L’essenza è tra parentesi. Quelle del titolo: La scuola (peri)patetica di Marco Premoli (Edizioni 0111, pp. 152, € 14.50). Se le togliamo, abbiamo la gloriosa scuola di Aristotele ad Atene, in cui il filosofo passeggiava circondato da studenti intelligenti, veneranti, attenti, colmi di domande acute. Se le rimettiamo al loro posto, resta la scuola italiana. Soprattutto nelle sue varianti più ingloriose: istituti periferici, in cui si riuniscono quelli bocciati più volte, qualche figlio di pregiudicati o condannati, discoli allo stato puro.
Qui finisce per fare il supplente di fisica il nostro autore, Premoli, artista, maestro steineriano, precario per definizione in una società in cui di definitivo, professionalmente e forse anche umanamente, è rimasto niente. Ma non si pensi a un libro lamentoso sullo stato di disfacimento della scuola patria. Tutt’altro. Quella dell’autore tra ragazzi sottostimati, “anime abbandonate alle armi di distrazioni di massa”, lontani anni luce dalla bellezza e dalla cultura, è un’avventura umana piena di humour, tenerezza e un’infinita empatia umana.
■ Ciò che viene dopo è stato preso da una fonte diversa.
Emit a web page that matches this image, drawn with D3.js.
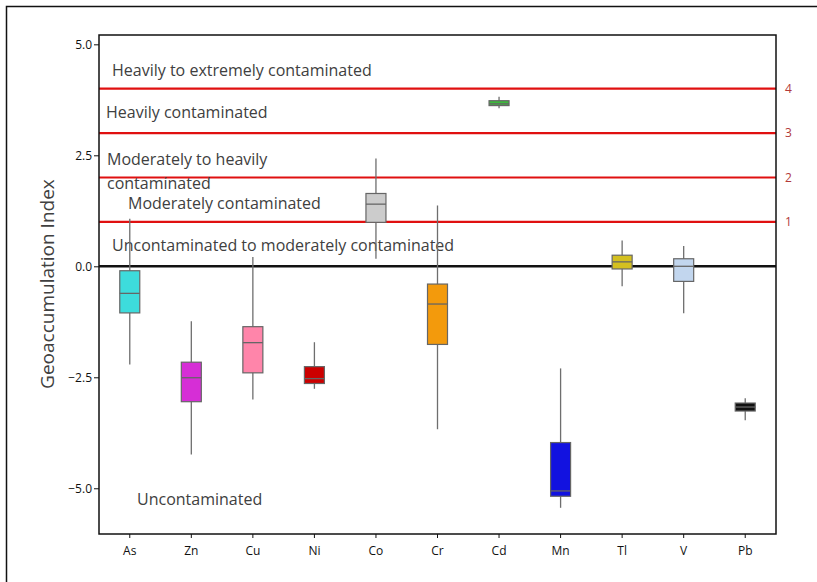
<!DOCTYPE html>
<html>
<head>
<meta charset="utf-8">
<script src="https://cdn.jsdelivr.net/npm/d3@7"></script>
<style>
  body { margin: 0; background: #fff; }
  svg { display: block; font-family: "Open Sans", "Noto Sans", sans-serif; }
</style>
</head>
<body>
<div id="chart"></div>
<script>
// element names and box stats
var elements = ["As", "Zn", "Cu", "Ni", "Co", "Cr", "Cd", "Mn", "Tl", "V", "Pb"];
var whiskerLow = [-2.21, -4.24, -3.00, -2.76, 0.17, -3.67, 3.56, -5.44, -0.45, -1.06, -3.47];
var boxLow     = [-1.05, -3.05, -2.40, -2.64, 0.99, -1.76, 3.62, -5.18, -0.06, -0.34, -3.26];
var medians    = [-0.61, -2.51, -1.72, -2.53, 1.40, -0.85, 3.66, -5.06, 0.10, 0.00, -3.17];
var boxHigh    = [-0.10, -2.16, -1.36, -2.26, 1.64, -0.40, 3.73, -3.97, 0.25, 0.17, -3.08];
var whiskerHigh = [1.07, -1.24, 0.21, -1.71, 2.43, 1.37, 3.82, -2.30, 0.58, 0.46, -2.97];
var colors = ["#3ddcdc", "#d62ed6", "#ff85aa", "#cc0000", "#cccccc", "#f39a0c",
              "#3cba3c", "#1212e0", "#d4c020", "#c2d6ee", "#111111"];

var yTicks = [5.0, 2.5, 0.0, -2.5, -5.0];
var classLevels = [1, 2, 3, 4];
var classLabels = [
  { text: ["Heavily to extremely contaminated"], v: 4.41, dx: 13 },
  { text: ["Heavily contaminated"], v: 3.46, dx: 7 },
  { text: ["Moderately to heavily", "contaminated"], v: 2.41, dx: 8 },
  { text: ["Moderately contaminated"], v: 1.41, dx: 29 },
  { text: ["Uncontaminated to moderately contaminated"], v: 0.47, dx: 13 },
  { text: ["Uncontaminated"], v: -5.26, dx: 38 }
];

function init() {
  var W = 817, H = 582;
  var m = { left: 99, right: 41, top: 35, bottom: 48 };
  var w = W - m.left - m.right;
  var h = H - m.top - m.bottom;

  var svg = d3.select("#chart").append("svg")
    .attr("width", W).attr("height", H);

  // outer frame (top + left edge visible)
  svg.append("path")
    .attr("d", "M6.5," + H + "V6.5H" + W)
    .attr("fill", "none").attr("stroke", "#111").attr("stroke-width", 1.5);

  var g = svg.append("g").attr("transform", "translate(" + m.left + "," + m.top + ")");

  var x = d3.scaleBand().domain(elements).range([0, w]);
  var y = d3.scaleLinear().domain([-6.03, 5.21]).range([h, 0]);

  // class threshold lines
  g.selectAll(".lvl").data(classLevels).enter().append("line")
    .attr("x1", 0).attr("x2", w)
    .attr("y1", d => y(d)).attr("y2", d => y(d))
    .attr("stroke", "#e01010").attr("stroke-width", 2.2);

  g.selectAll(".lvlLabel").data(classLevels).enter().append("text")
    .attr("x", w + 9).attr("y", d => y(d)).attr("dy", "0.35em")
    .attr("fill", "#b23a3a").style("font-size", "12px")
    .text(d => d);

  // zero line
  g.append("line")
    .attr("x1", 0).attr("x2", w).attr("y1", y(0)).attr("y2", y(0))
    .attr("stroke", "#111").attr("stroke-width", 2.5);

  // class text labels
  classLabels.forEach(function (c) {
    c.text.forEach(function (t, i) {
      g.append("text")
        .attr("x", c.dx).attr("y", y(c.v) + i * 24).attr("dy", "0.35em")
        .attr("fill", "#404040").style("font-size", "16px")
        .text(t);
    });
  });

  // boxes
  var bw = 20;
  var boxes = g.selectAll(".box").data(elements).enter().append("g")
    .attr("transform", d => "translate(" + (x(d) + x.bandwidth() / 2) + ",0)");

  boxes.append("line")
    .attr("y1", (d, i) => y(whiskerHigh[i])).attr("y2", (d, i) => y(whiskerLow[i]))
    .attr("stroke", "#6e6e6e").attr("stroke-width", 1.3);

  boxes.append("rect")
    .attr("x", -bw / 2).attr("width", bw)
    .attr("y", (d, i) => y(boxHigh[i]))
    .attr("height", (d, i) => y(boxLow[i]) - y(boxHigh[i]))
    .attr("fill", (d, i) => colors[i])
    .attr("stroke", "#666").attr("stroke-width", 1.2);

  boxes.append("line")
    .attr("x1", -bw / 2).attr("x2", bw / 2)
    .attr("y1", (d, i) => y(medians[i])).attr("y2", (d, i) => y(medians[i]))
    .attr("stroke", "#666").attr("stroke-width", 1.3);

  // plot frame
  g.append("rect").attr("width", w).attr("height", h)
    .attr("fill", "none").attr("stroke", "#111").attr("stroke-width", 1.5);

  // axes
  var yAxis = g.append("g")
    .call(d3.axisLeft(y).tickValues(yTicks).tickFormat(d3.format(".1f")).tickSize(5).tickPadding(2));
  yAxis.select(".domain").remove();
  yAxis.selectAll("line").attr("stroke", "#111");
  yAxis.selectAll("text").attr("fill", "#111").style("font-size", "12px")
    .style("font-family", "Open Sans, sans-serif");

  var xAxis = g.append("g").attr("transform", "translate(0," + h + ")")
    .call(d3.axisBottom(x).tickSize(4).tickPadding(8));
  xAxis.select(".domain").remove();
  xAxis.selectAll("line").attr("stroke", "#111");
  xAxis.selectAll("text").attr("fill", "#111").style("font-size", "12px")
    .style("font-family", "Open Sans, sans-serif");

  svg.append("text")
    .attr("transform", "translate(54," + (m.top + y(-0.4)) + ") rotate(-90)")
    .attr("text-anchor", "middle")
    .attr("fill", "#404040").style("font-size", "19px")
    .text("Geoaccumulation Index");
}
window.onload = init;
</script>
</body>
</html>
Lo scrivente deve aver conservato un cuore da bambino per capire tanto bene quei ragazzi scapestrati e bestemmianti, un autentico terrore per i colleghi più borghesi. Ma non per lui. Che tira fuori un repertorio di contromosse degne di un giocatore di scacchi, per esempio quando intona un Abendlied di Rheinberger in tedesco, seguito dall’aria La calunnia è un venticello da Il Barbiere di Siviglia strappando applausi e confidenze. La scuola dovrebbe essere presa così: con la passione per l’insegnamento e la compassione per chi sta dietro i banchi. E con tanta ironia, insegna Premoli, cantante lirico prestato alla supplenza che di ruolo – ne siamo certi – sarebbe un professore indimenticabile.